Bribery in Iraq Elections and NYT Approval
Well, The Times finally picked up on the story about widespread bribery going on in Iraq’s upcoming elections, and surprise! The article’s thesis is that it’s “no big deal” and “just the way they do things there.” The Times hardly mentions the word “bribe”, preferring instead the far more acceptable phrase “gift”. As you read their “report”, I’d like you to imagine what their reaction would be if, say, Iran had engaged in the same practices:
Across the country, voters are reaping a windfall as candidates in Sunday’s parliamentary elections offer gifts like heating oil and rice. When a candidate recently showed up in a poor village outside Baquba to distribute frozen chickens — in a literal homage to the political slogan “a chicken in every pot” — so many people rushed to get the free birds that many left disappointed after the supply ran out.
You may remember in yesterday’s Guardian a full article describing US darling Al-Maliki’s tactic to win re-election, which was handing out American-made arms to various “tribal leaders”. Now, most people would consider this a serious misuse of American aid, and an extremely dubious election strategy. However, the New York Times is not most people. They bury that story in the middle of the article and select a quote that basically signals their approval of the practice.
When Prime Minister Nuri Kamal al-Maliki was asked about allegations that he gave tribal leaders pistols, emblazoned with a personal stamp, he openly defended the action.
“Some people criticize me for giving people pistols,” he said during a meeting with security officials broadcast on television. “Honestly, I wish I could give a pistol and a rifle to each one who stood beside the government against the gangs to express our appreciation.”
That’s it. That’s all they have to say on the matter. Again, I invite you to imagine what their reaction would be if, say, Hugo Chavez had been accused of buying votes with guns (US-made guns, no less). I think they’d have more to say.
With colorful language and delectable descriptions of “election feasts”, it’s clear the Times wants us to believe that the elections are going A-OK: everyone is campaigning peacefully, and “Democracy” is taking root in Iraq.
Of course, it wouldn’t do to mention the 352 killed in sectarian violence during the month of February – that would go against their narrative of a happy, peaceful election – so they don’t. Similarly, no one at the Times wants to mention the Kurdish activist who was injured in pre-election violence a few days ago.

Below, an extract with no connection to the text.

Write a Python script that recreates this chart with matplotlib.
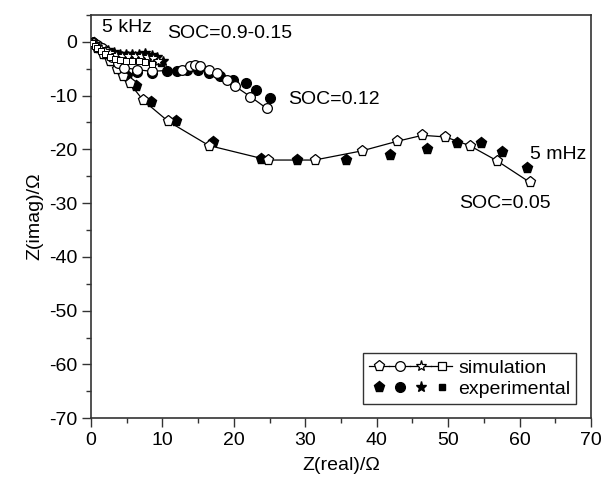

Now, I’m sure many Iraqis are thrilled with the prospect of “gifts” in exchange for votes, and I’m equally sure that those “tribal leaders” were ecstatic with their free American guns. But for the New York Times to take these as the hallmarks of a successful election, and especially for them not to mention the very real violence occurring behind the scenes demonstrates, I’m afraid, how debauched our own democracy has become.